ES: The primary disclosures are the fact that the NSA doesn’t limit itself to foreign intelligence; it collects all communications that transit the United States. There are literally no ingress or egress points anywhere in the continental United States where communication would enter or exit without being monitored and collected and analyzed.

The Verizon document speaks highly to this because it literally lays out, they’re using an authority that was intended to be used to seek warrants against individuals, and they’re applying it to the whole of society by basically subverting a corporate partnership through major telecommunications providers and they’re getting everyone’s calls, everyone’s call records, and everyone’s internet traffic as well.

On top of that you’ve got BOUNDLESS INFORMANT, which is a, sort of a global auditing system for the NSA’s intercept and collection system, that lets us track how much we’re collecting, where we’re collecting, by which authorities and so forth. The NSA lied about the existence of this tool to Congress and to specific Congressmen, in response to previous inquiries to their surveillance activities.

Beyond that we’ve got PRISM, which is a demonstration of how the U.S. government co-opts U.S. corporate power to its own ends. Companies like Google, Facebook, Apple, Microsoft, they all get together with the NSA and provide the NSA direct access to the back-ends of all of the systems you use to communicate, to store data, to put things in the cloud, and even just to send birthday wishes and keep a record of your life. And they give NSA direct access that they don’t need to oversee so they can't be held liable for it. I think that’s a dangerous capability for anybody to have, but particularly an organization that’s demonstrated time and time again that they’ll work to shield themselves from oversight.

Glenn Greenwald: Was there a specific point in time that you can point to when you crossed the line from contemplation to decision making and commitment to do this?

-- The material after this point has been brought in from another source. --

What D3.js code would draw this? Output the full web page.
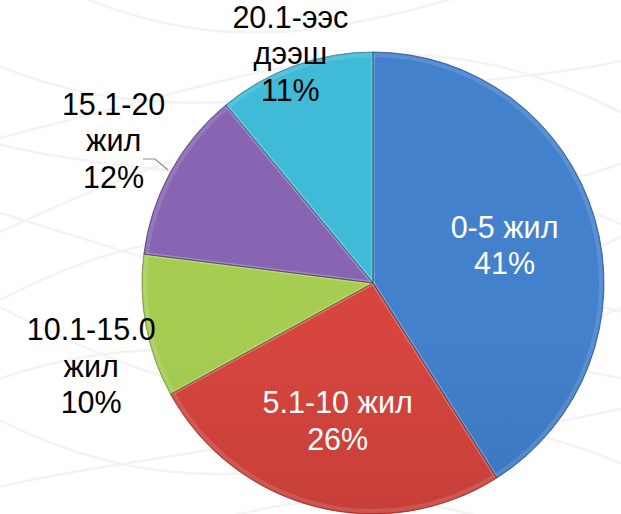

ES: I grew up with the understanding that the world I lived in was one where people enjoyed a sort-of freedom to communicate with each other in privacy, without it being monitored, without it being measured or analyzed or sort-of judged by these shadowy figures or systems. Anytime they mention anything that travels across public lines, I think a lot of people of my generation, anybody who grew up with the internet, that was their understanding. As we’ve seen the internet and government’s relation to the internet evolve over time, we’ve seen that sort-of open debate, that free market of ideas, sort-of loose its domain and be shrunk.

GG: But what is it about that set of developments that makes them sufficiently menacing or threatening to you that you are willing to risk what you’ve risked in order to fight them?

ES: I don’t want to live in a world where everything that I say, everything I do, everyone I talk to, every expression of creativity or love or friendship is recorded. That’s not something I’m willing to support, it’s not something I’m willing to build, and it’s not something I’m willing to live under. So I think anyone who opposes that sort of world has an obligation to act in a way they can. Now I’ve watched and waited and tried to do my job in the most policy driven way I could, which is to wait and allow other people, you know, wait and allow our leadership, our figures, to sort-of correct the excesses of government when we go too far. But as I’ve watched I’ve seen that’s not occurring, in fact we’re compounding the excesses of prior governments and making it worse and more invasive, and no one is really standing to stop it.